**The exercise:** Take the lines from the top down to and including the one with "var yTicks = [104, 106, 108, 110, 112, 114, 116, 118];" and repeat them exactly. Omit images.

# START OF Given information

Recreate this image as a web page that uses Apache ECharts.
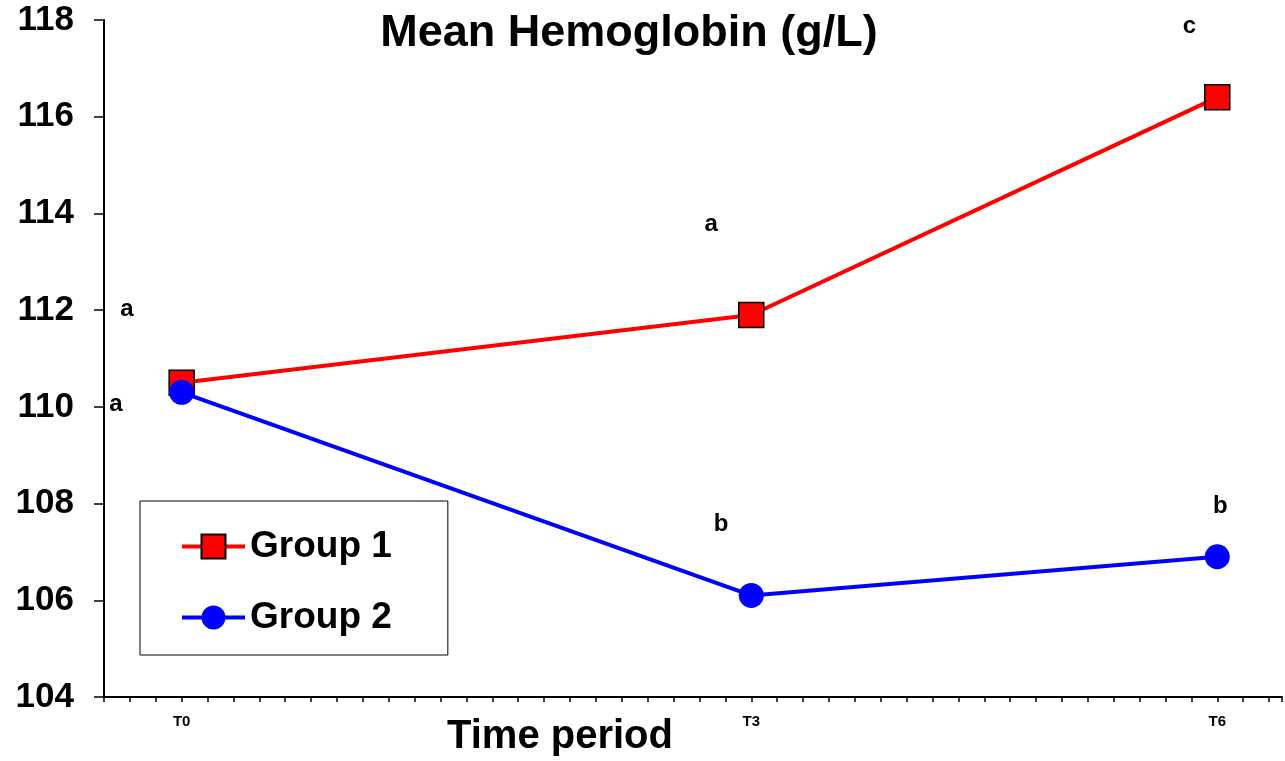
<!DOCTYPE html>
<html>
<head>
<meta charset="utf-8">
<script src="https://cdn.jsdelivr.net/npm/echarts@6/dist/echarts.min.js"></script>
<style>
html, body { margin: 0; padding: 0; background: #fff; }
#chart_main { width: 1285px; height: 761px; }
</style>
</head>
<body>
<div id="chart_main"></div>
<script>
// time points, placed on the original minor-tick scale
var categories = ['T0', 'T3', 'T6'];
var timeX = [3, 25, 43];
var group1 = [110.5, 111.9, 116.4];
var group2 = [110.3, 106.1, 106.9];
var yTicks = [104, 106, 108, 110, 112, 114, 116, 118];

// significance letters: [x, y, letter]
var letters = [
    [0.89, 112.02, 'a'],
    [0.46, 110.05, 'a'],
    [23.45, 113.78, 'a'],
    [23.83, 107.58, 'b'],
    [41.92, 117.86, 'c'],
    [43.12, 107.95, 'b']
];

var FONT = 'Liberation Sans, Arial, sans-serif';

function pairs(xs, ys) {
    var out = [];
    for (var i = 0; i < xs.length; i++) out.push([xs[i], ys[i]]);
    return out;
}

var myChart = echarts.init(document.getElementById('chart_main'));
var option = {
    backgroundColor: '#fff',
    animation: false,
    title: [{
        text: 'Mean Hemoglobin (g/L)',
        left: 624,
        top: 6,
        textAlign: 'center',
        textStyle: { fontFamily: FONT, fontSize: 45, fontWeight: 'bold', color: '#000' }
    }, {
        text: 'Time period',
        left: 555,
        top: 712,
        textAlign: 'center',
        textStyle: { fontFamily: FONT, fontSize: 40, fontWeight: 'bold', color: '#000' }
    }],
    legend: {
        orient: 'vertical',
        left: 140,
        top: 501,
        data: ['Group 1', 'Group 2'],
        itemWidth: 63,
        itemHeight: 30,
        itemGap: 34,
        padding: [27, 56, 19, 40],
        borderColor: '#000',
        borderWidth: 1,
        lineStyle: { width: 4 },
        textStyle: { fontFamily: FONT, fontSize: 37, fontWeight: 'bold', color: '#000' }
    },
    grid: { left: 104, right: 0, top: 20, bottom: 64, containLabel: false },
    xAxis: {
        type: 'value',
        min: 0,
        max: 45.5,
        interval: 1,
        splitLine: { show: false },
        axisLine: { lineStyle: { color: '#000', width: 2 } },
        axisTick: { length: 5, lineStyle: { color: '#000', width: 1.5 } },
        axisLabel: {
            margin: 17,
            fontFamily: FONT,
            fontSize: 15,
            fontWeight: 'bold',
            color: '#000',
            formatter: function (v) {
                var i = timeX.indexOf(v);
                return i >= 0 ? categories[i] : '';
            }
        }
    },
    yAxis: {
        type: 'value',
        min: yTicks[0],
        max: yTicks[yTicks.length - 1],
        interval: 2,
        splitLine: { show: false },
        axisLine: { show: true, lineStyle: { color: '#000', width: 2 } },
        axisTick: { show: true, length: 10, lineStyle: { color: '#000', width: 1.5 } },
        axisLabel: {
            margin: 30,
            fontFamily: FONT,
            fontSize: 35,
            fontWeight: 'bold',
            color: '#000'
        }
    },
    series: [{
        name: 'Group 1',
        type: 'line',
        data: pairs(timeX, group1),
        symbol: 'rect',
        symbolSize: 25,
        z: 3,
        lineStyle: { color: '#ff0000', width: 4 },
        itemStyle: { color: '#ff0000', borderColor: '#000', borderWidth: 1.5 }
    }, {
        name: 'Group 2',
        type: 'line',
        data: pairs(timeX, group2),
        symbol: 'circle',
        symbolSize: 25,
        z: 4,
        lineStyle: { color: '#0000ff', width: 4 },
        itemStyle: { color: '#0000ff', borderWidth: 0 }
    }, {
        name: 'letters',
        type: 'scatter',
        data: letters,
        symbolSize: 0,
        silent: true,
        itemStyle: { opacity: 1 },
        label: {
            show: true,
            position: 'inside',
            formatter: function (p) { return p.data[2]; },
            fontFamily: FONT,
            fontSize: 24,
            fontWeight: 'bold',
            color: '#000',
            opacity: 1,
            textBorderWidth: 0
        }
    }]
};
myChart.setOption(option);
</script>
</body>
</html>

# END OF Given information

**Result:**
Recreate this image as a web page that uses Apache ECharts.
<!DOCTYPE html>
<html>
<head>
<meta charset="utf-8">
<script src="https://cdn.jsdelivr.net/npm/echarts@6/dist/echarts.min.js"></script>
<style>
html, body { margin: 0; padding: 0; background: #fff; }
#chart_main { width: 1285px; height: 761px; }
</style>
</head>
<body>
<div id="chart_main"></div>
<script>
// time points, placed on the original minor-tick scale
var categories = ['T0', 'T3', 'T6'];
var timeX = [3, 25, 43];
var group1 = [110.5, 111.9, 116.4];
var group2 = [110.3, 106.1, 106.9];
var yTicks = [104, 106, 108, 110, 112, 114, 116, 118];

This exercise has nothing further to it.